Por: Jean Maninat
Imaginemos una cuña institucional público-privada para fomentar la lectura y sus placeres entre los reticentes a la palabra escrita: En medio de un salón en penumbras -sus paredes forradas de libros- arrellanado en un sillón Eames Lounge, alumbrado por la tenue luz de una lámpara Tizio, un lector absorto se lleva la punta del dedo índice a la boca, la humedece con saliva, la posa sobre el último párrafo que recién termina de leer y con envión autómata del dedo pasa la página y sigue leyendo. Una voz en off deja caer: El placer de pasar la página y aprender…
Cuenta el versado lugar común que el terror de los escritores es la página en blanco -o la pantalla-, la antártica extensa e insomne del bloqueo. Pero según nos comentan profesionales de la escritura -no diletantes- la verdadera pesadilla es el estancamiento en la primera frase, una especie de tartamudeo escrito, que impide avanzar, o retroceder, clavados como una tecla martillando automáticamente una letra, un carácter, ad nauseam.
En La Peste, de Camus, Joseph Grand, humilde funcionario de ayuntamiento, intenta escribir la novela perfecta pero no puede pasar de la primera frase: “En una hermosa mañana del mes de mayo, una elegante amazona recorría, en una soberbia jaca alazana, las avenidas floridas del Bosque de Bolonia”. El manuscrito de la novela perfecta está compuesto de páginas que solo contienen esa frase con leves alteraciones. Una manera de pasar la página sin pasarla. En The Shining, de Stanley Kubrick, un escritor, Jack Torrance, asume el empleo -con su esposa e hijo- de vigilante de un hotel embrujado en pausa invernal para escribir su novela definitoria, solo alcanza a teclear la misma línea: “All work and no play makes Jack a dull boy”, página tras página, sin realmente pasarlas. Y, sí, para ser ecuánimes, fueron muchos los que murieron por estar pasando páginas envenenadas con el dedo humedecido en saliva como instrumento transmisor de una muerte culterana y tóxica.
En la Pequeña Venecia, los bandos republicanos se enfrentaron en largos y enrevesados debates entre quienes proponían no pasar la página de ninguna manera y quienes propiciaban hacerlo y seguir adelante. Cuando las tensiones llegaron a poner en peligro todo vestigio de diálogo sensato y componedor, cuando ya las facciones se acusaban de todo y lo mismo a la vez, y las enemistades entre gremios corroían cualquier posibilidad de convivencia civilizada, se obró el milagro…
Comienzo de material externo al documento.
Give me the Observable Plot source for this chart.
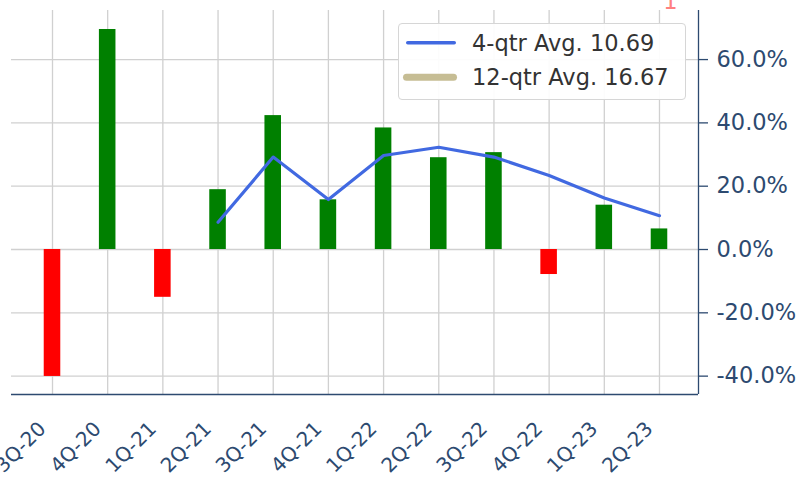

El editor e impresor toscano, Brunello di Montalcino, inventó el marcapáginas, un utensilio que permitía dejar marcada la página escogida, continuar la lectura y el aprendizaje, y regresar a la página marcada tantas veces como fuera necesario. Así, los piccolinos pudieron pasar la página y quedarse en ella a la vez, lo cual les otorgó una gran ventaja frente a las escuelas estáticas y las dinámicas, aferradas ambas a sus dogmas espacio-temporales. Un poco de historia, no nos viene mal.